# DATA SEGMENT start

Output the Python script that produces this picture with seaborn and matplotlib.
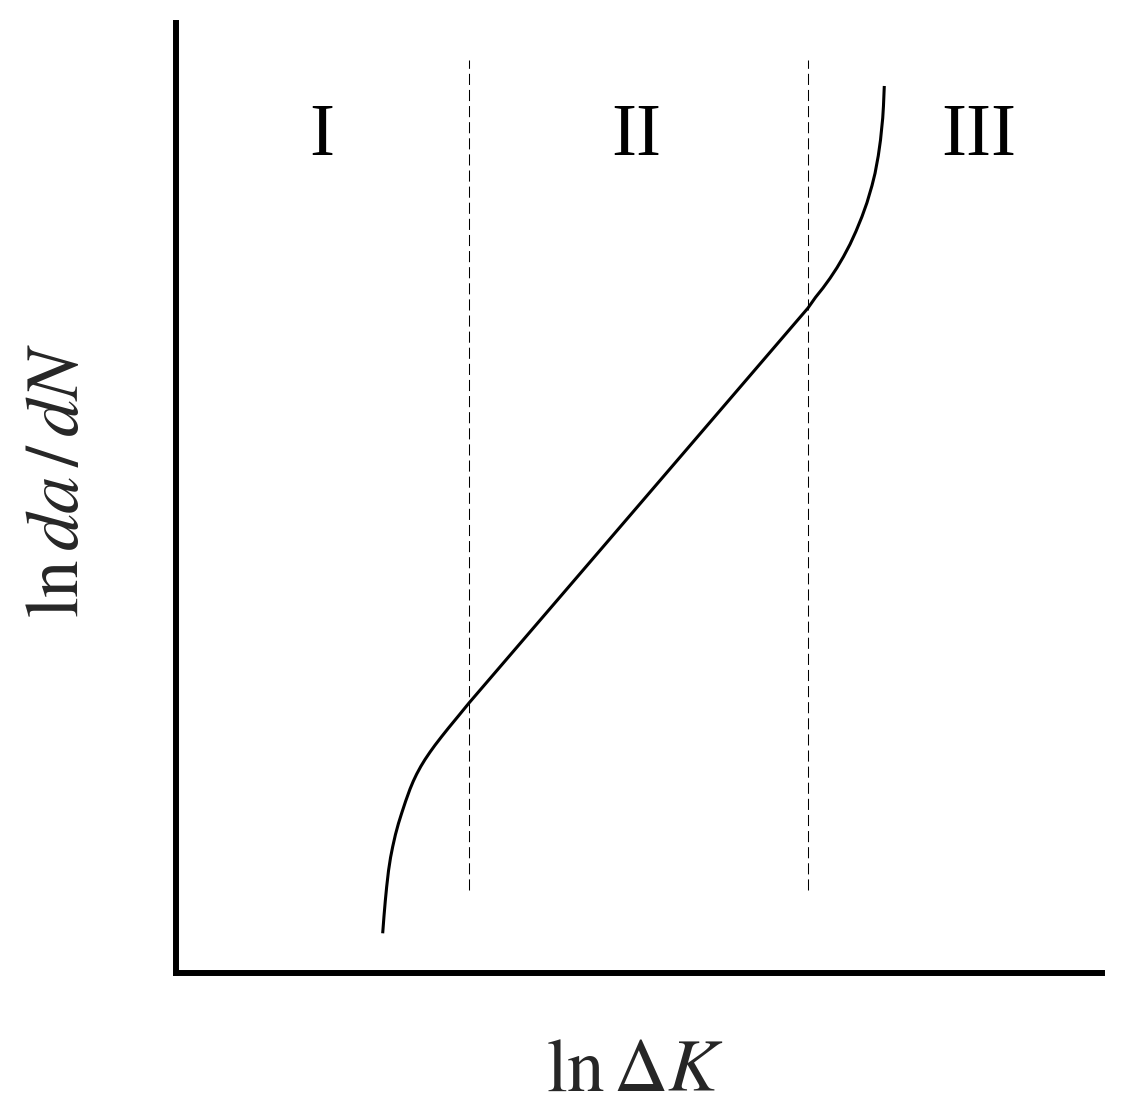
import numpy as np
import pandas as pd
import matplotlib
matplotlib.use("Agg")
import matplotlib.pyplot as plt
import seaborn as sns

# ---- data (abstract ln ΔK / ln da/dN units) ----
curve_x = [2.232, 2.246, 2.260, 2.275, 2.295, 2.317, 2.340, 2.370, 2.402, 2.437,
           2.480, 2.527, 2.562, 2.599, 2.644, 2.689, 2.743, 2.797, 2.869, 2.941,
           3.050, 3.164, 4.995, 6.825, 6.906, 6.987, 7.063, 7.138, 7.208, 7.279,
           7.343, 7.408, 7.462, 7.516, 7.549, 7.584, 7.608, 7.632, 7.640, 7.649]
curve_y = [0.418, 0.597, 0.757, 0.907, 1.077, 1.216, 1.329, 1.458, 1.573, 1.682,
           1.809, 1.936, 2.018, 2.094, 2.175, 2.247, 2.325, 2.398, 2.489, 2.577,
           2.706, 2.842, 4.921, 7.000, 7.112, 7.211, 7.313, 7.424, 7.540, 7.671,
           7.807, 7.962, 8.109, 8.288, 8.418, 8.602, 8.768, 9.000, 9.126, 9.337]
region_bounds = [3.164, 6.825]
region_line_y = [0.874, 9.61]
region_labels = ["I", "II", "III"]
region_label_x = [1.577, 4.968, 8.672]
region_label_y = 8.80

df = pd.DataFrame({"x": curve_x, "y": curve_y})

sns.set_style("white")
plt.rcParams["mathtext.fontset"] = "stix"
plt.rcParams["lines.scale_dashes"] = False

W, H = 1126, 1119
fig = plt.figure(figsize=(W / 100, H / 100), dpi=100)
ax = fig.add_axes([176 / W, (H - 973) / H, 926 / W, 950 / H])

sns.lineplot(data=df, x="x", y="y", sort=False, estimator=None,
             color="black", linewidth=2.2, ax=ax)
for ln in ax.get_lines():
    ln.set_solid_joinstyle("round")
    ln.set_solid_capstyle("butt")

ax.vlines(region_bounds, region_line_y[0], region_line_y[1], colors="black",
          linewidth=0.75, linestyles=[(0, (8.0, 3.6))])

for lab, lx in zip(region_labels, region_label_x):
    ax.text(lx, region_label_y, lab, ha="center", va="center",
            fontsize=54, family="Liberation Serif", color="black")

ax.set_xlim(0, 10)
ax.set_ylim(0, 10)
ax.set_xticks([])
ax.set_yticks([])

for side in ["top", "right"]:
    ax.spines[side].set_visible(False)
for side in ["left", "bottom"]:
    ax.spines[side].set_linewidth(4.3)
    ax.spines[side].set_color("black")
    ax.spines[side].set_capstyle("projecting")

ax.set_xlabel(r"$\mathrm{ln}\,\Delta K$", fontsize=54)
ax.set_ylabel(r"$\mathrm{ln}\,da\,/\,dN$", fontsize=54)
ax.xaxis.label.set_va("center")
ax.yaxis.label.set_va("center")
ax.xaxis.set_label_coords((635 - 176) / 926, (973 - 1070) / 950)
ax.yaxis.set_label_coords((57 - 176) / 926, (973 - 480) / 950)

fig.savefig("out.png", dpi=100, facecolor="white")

# DATA SEGMENT end

TO BE DONE = Copy nothing but the lines from the top of the material through the line holding "import seaborn as sns", exactly as written; omit pictures.

SOLVED EXERCISE =
Output the Python script that produces this picture with seaborn and matplotlib.
import numpy as np
import pandas as pd
import matplotlib
matplotlib.use("Agg")
import matplotlib.pyplot as plt
import seaborn as sns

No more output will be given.